Historique, personnelle, politique : trois fresques à dévorer
Historique, personnelle, politique : trois fresques à dévorer
Chaque jeudi dans La Matinale, « Le Monde des Livres » propose ses coups de cœur en librairie.
LA LISTE DE NOS ENVIES
Cette semaine, un essai élaboré par Nicolas Mariot à partir d’une correspondance entre un soldat de la Grande Guerre et son épouse, les pérégrinations de la romancière Elena Lappin à travers l’Europe et le roman de Baptiste Rossi sur la vie politique varoise des années 1980.
ESSAI. « Histoire d’un sacrifice. Robert, Alice et la guerre », de Nicolas Mariot
Certains livres d’histoire se laissent dévorer comme des romans. C’est le cas de celui-ci. Il raconte un destin, une mort héroïque pendant la guerre, la « Grande », dont on célèbre aujourd’hui le centenaire.
Le récit est élaboré à partir d’une correspondance, celle entretenue par le sous-lieutenant Robert Hertz et sa femme, Alice, couple aimant et cultivé dont les lettres – celles venues du front, du 330e régiment d’infanterie de Mayenne, et celles qui sont postées à côté d’une adresse bourgeoise à Paris – se croisent entre août 1914 et avril 1915. Fréquentes, elles semblent épouser, avec leur style souple, limpide, le mouvement de la conversation, nous faisant pénétrer au cœur de la relation affective et intellectuelle que noue le couple, confronté à la rudesse de la séparation.
Mais là n’est pas l’essentiel. La force du livre de Nicolas Mariot tient à sa façon de restituer le consentement au sacrifice chez cet intellectuel, élève du sociologue Emile Durkheim et brillant normalien.
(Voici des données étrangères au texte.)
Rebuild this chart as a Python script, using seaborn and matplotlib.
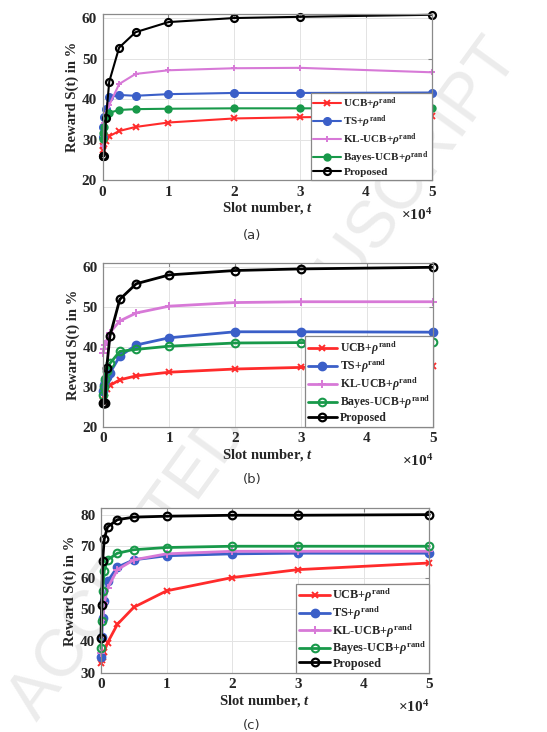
import matplotlib
matplotlib.use("Agg")
import matplotlib.pyplot as plt
import seaborn as sns

# slot numbers (same for every panel)
x_slots = [1, 100, 250, 500, 1000, 2500, 5000, 10000, 20000, 30000, 50000]

# panel (a)
a_ucb = [27.5, 28.3, 29.0, 29.6, 30.8, 32.1, 33.1, 34.2, 35.2, 35.5, 35.8]
a_ts = [30.5, 33.0, 35.5, 37.5, 40.4, 41.0, 40.8, 41.2, 41.5, 41.5, 41.6]
a_kl = [28.5, 30.5, 34.0, 36.5, 38.5, 43.7, 46.2, 47.1, 47.6, 47.7, 46.6]
a_bayes = [30.2, 31.5, 33.0, 35.5, 36.6, 37.3, 37.5, 37.6, 37.7, 37.7, 37.7]
a_prop = [25.9, 25.9, 25.9, 35.2, 44.3, 52.7, 56.5, 59.0, 60.0, 60.3, 60.8]

# panel (b)
b_ucb = [26.5, 27.5, 28.5, 29.5, 30.3, 31.7, 32.7, 33.6, 34.4, 34.8, 35.2]
b_ts = [29.0, 30.5, 31.5, 32.5, 33.4, 37.6, 40.4, 42.2, 43.7, 43.7, 43.6]
b_kl = [38.5, 39.5, 40.5, 41.5, 43.5, 46.4, 48.4, 50.1, 51.0, 51.2, 51.2]
b_bayes = [28.0, 30.0, 32.0, 34.0, 35.8, 38.8, 39.3, 40.1, 40.9, 41.0, 41.2]
b_prop = [25.8, 25.8, 25.8, 34.6, 42.6, 51.8, 55.7, 57.9, 59.0, 59.4, 59.8]

# panel (c)
c_ucb = [33.0, 34.0, 35.1, 36.7, 39.5, 45.3, 50.7, 55.9, 60.1, 62.6, 64.7]
c_ts = [35.1, 41.4, 47.2, 52.8, 58.9, 63.4, 65.7, 67.0, 67.6, 67.8, 67.8]
c_kl = [36.1, 41.4, 46.7, 52.0, 56.7, 62.6, 65.7, 67.6, 68.4, 68.4, 68.4]
c_bayes = [37.7, 46.2, 55.7, 62.3, 65.7, 67.8, 68.9, 69.6, 70.0, 70.0, 70.0]
c_prop = [41.1, 51.5, 65.4, 72.3, 76.1, 78.4, 79.2, 79.5, 79.8, 79.8, 80.0]

labels = ["UCB+$\\rho^{\\mathbf{rand}}$", "TS+$\\rho^{\\mathbf{rand}}$",
          "KL-UCB+$\\rho^{\\mathbf{rand}}$", "Bayes-UCB+$\\rho^{\\mathbf{rand}}$",
          "Proposed"]
colors = ["#ff2b2b", "#3b5fc8", "#d779d7", "#18994a", "black"]

sns.set_style("white")
plt.rcParams["font.family"] = ["Liberation Serif", "DejaVu Serif"]
plt.rcParams["font.weight"] = "bold"
plt.rcParams["mathtext.fontset"] = "custom"
plt.rcParams["mathtext.rm"] = "Liberation Serif"
plt.rcParams["mathtext.bf"] = "Liberation Serif:bold"
plt.rcParams["mathtext.it"] = "Liberation Serif:italic:bold"


def draw_panel(ax, series, ylim, yticks, small, open_green, leg_fs, leg_sp):
    lw = 1.5 if small else 2.0
    markers = [
        dict(marker="x", markersize=4 if small else 4.5, markeredgewidth=1.4),
        dict(marker="o", markersize=5.5 if small else 6, markeredgewidth=1.0),
        dict(marker="+", markersize=5 if small else 5.5, markeredgewidth=1.4),
        dict(marker="o", markersize=4.5 if small else 5.5,
             markerfacecolor="none" if open_green else "#18994a",
             markeredgewidth=1.5),
        dict(marker="o", markersize=5 if small else 5.5,
             markerfacecolor="none", markeredgewidth=1.6),
    ]
    for y, lab, col, mk in zip(series, labels, colors, markers):
        sns.lineplot(x=x_slots, y=y, ax=ax, color=col, linewidth=lw,
                     label=lab, clip_on=False, markeredgecolor=col, **mk)
    ax.set_xlim(0, 50000)
    ax.set_ylim(*ylim)
    ax.set_xticks([0, 10000, 20000, 30000, 40000, 50000],
                  ["0", "1", "2", "3", "4", "5"])
    ax.set_yticks(yticks)
    ax.tick_params(direction="in", labelsize=11, pad=4, length=3,
                   color="#888888", top=True, right=True)
    ax.grid(True, color="#e3e3e3", linewidth=0.7)
    for s in ax.spines.values():
        s.set_color("#8a8a8a")
        s.set_linewidth(0.9)
    ax.set_xlabel("Slot number, $t$", fontsize=10.5, fontweight="bold",
                  labelpad=1)
    ax.set_ylabel("Reward S(t) in %", fontsize=10.5, fontweight="bold",
                  labelpad=2)
    ax.text(1.0, -0.21, "$\\times 10^{4}$", transform=ax.transAxes,
            ha="right", va="center", fontsize=11)
    h, l = ax.get_legend_handles_labels()
    leg = ax.legend(h, l, loc="lower right", bbox_to_anchor=(1.0, 0.0),
                    borderaxespad=0, fancybox=False, framealpha=1,
                    edgecolor="#888888",
                    handlelength=2.5, handletextpad=0.2, labelspacing=leg_sp,
                    borderpad=0.25, prop={"weight": "bold", "size": leg_fs})
    leg.get_frame().set_linewidth(0.9)


fig = plt.figure(figsize=(5.47, 7.32), dpi=100)

# watermark behind everything
fig.text(0.485, 0.48, "ACCEPTED MANUSCRIPT", rotation=54, fontsize=48,
         color="#ececec", ha="center", va="center",
         family="Liberation Sans", fontweight="normal", zorder=-10)

ax_a = fig.add_axes([0.1877, 0.7541, 0.6015, 0.2268])
ax_b = fig.add_axes([0.1889, 0.4171, 0.6022, 0.2232])
ax_c = fig.add_axes([0.1846, 0.0810, 0.6002, 0.2246])

draw_panel(ax_a, [a_ucb, a_ts, a_kl, a_bayes, a_prop], (20, 61),
           [20, 30, 40, 50, 60], True, False, 8, 0.12)
draw_panel(ax_b, [b_ucb, b_ts, b_kl, b_bayes, b_prop], (20, 60.8),
           [20, 30, 40, 50, 60], False, True, 8.5, 0.05)
draw_panel(ax_c, [c_ucb, c_ts, c_kl, c_bayes, c_prop], (30, 82),
           [30, 40, 50, 60, 70, 80], False, True, 8.8, 0.02)

for ypix, cap in [(235, "(a)"), (480, "(b)"), (726, "(c)")]:
    fig.text(252 / 547, 1 - ypix / 732, cap, ha="center", va="center",
             fontsize=9.5, family="DejaVu Sans", fontweight="normal",
             color="#333333")

fig.savefig("out.png", dpi=100)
Car Robert Hertz meurt pour la patrie. Et il le dit. Il ne cesse de le dire, mais aussi parfois de s’en dédire. C’est bien cette complexité poignante qui attrape le lecteur et ne le laisse plus en repos : le sentiment de pénétrer une âme, de saisir dans ses moindres finesses le temps intime où se « fabrique », dit Mariot, l’élan total et absolu, le choix de la mort. Partout affleure le tragique. Julie Clarini
SEUIL
« Histoire d’un sacrifice. Robert, Alice et la guerre », de Nicolas Mariot, Seuil, « L’univers historique », 442 pages, 25 €.
RÉCIT. « Dans quelle langue est-ce que je rêve ? », d’Elena Lappin
La romancière et journaliste Elena Lappin se livre, avec Dans quelle langue est-ce que je rêve ?, au récit d’une vie, bouleversée, en 2002, par un coup de téléphone et une révélation inattendus : la sienne.
Une vie faite de déplacements successifs des deux côtés de l’ancien « rideau de fer » et oscillant entre diverses langues (le russe, le tchèque, l’allemand, l’hébreu, l’anglais). Elle montre comment une identité peut se structurer autour d’une errance, et non sur un sol et un ancrage dans une seule langue ou une culture homogène.
En renouvelant le genre de l’autofiction, elle entraîne le lecteur dans ses pérégrinations, depuis la Russie soviétique où elle est née en 1954, Prague et son printemps, Hambourg, Tel-Aviv, Ottawa jusqu’au Royaume-Uni… avec en arrière-plan l’Europe d’hier (d’avant la chute du Mur) et contemporaine, vue à travers le prisme de l’exil. Nicolas Weill
L'OLIVIER
« Dans quelle langue est-ce que je rêve ? » (What Language Do I Dream In ?), d’Elena Lappin, traduit de l’anglais par Matthieu Dumont, L’Olivier, 382 pages, 23 €.
ROMAN. « Le Roi du Sud », de Baptiste Rossi
C’est une fresque sur la vie politique varoise des années 1980 autant qu’un récit chargé d’affects. En son centre, il y a Orksi, maire de Portovan, sur la Côte d’Azur. A travers les yeux de son fils, Daniel, les intrigues locales s’intègrent à des problématiques existentielles intemporelles, le Sud et son histoire deviennent un précipité de l’âme humaine.
D’un romanesque en apparence très traditionnel, Le Roi du Sud est un livre littérairement bien plus ambitieux que ne le laisse attendre sa trame linéaire et assez balzacienne. Sans jamais renoncer au plaisir de lecture que procurent intrigue mouvementée et personnages consistants, Baptiste Rossi joue de toute la palette stylistique que lui offrent l’art de la narration et celui du dialogue.
Aucun sentiment d’académisme à la lecture de ce roman vif et fluide, qui varie subtilement, tout au long du récit, la distance qu’il entretient avec ses personnages. Florence Bouchy
GRASSET
« Le Roi du Sud », de Baptiste Rossi, Grasset, 464 pages, 22 €.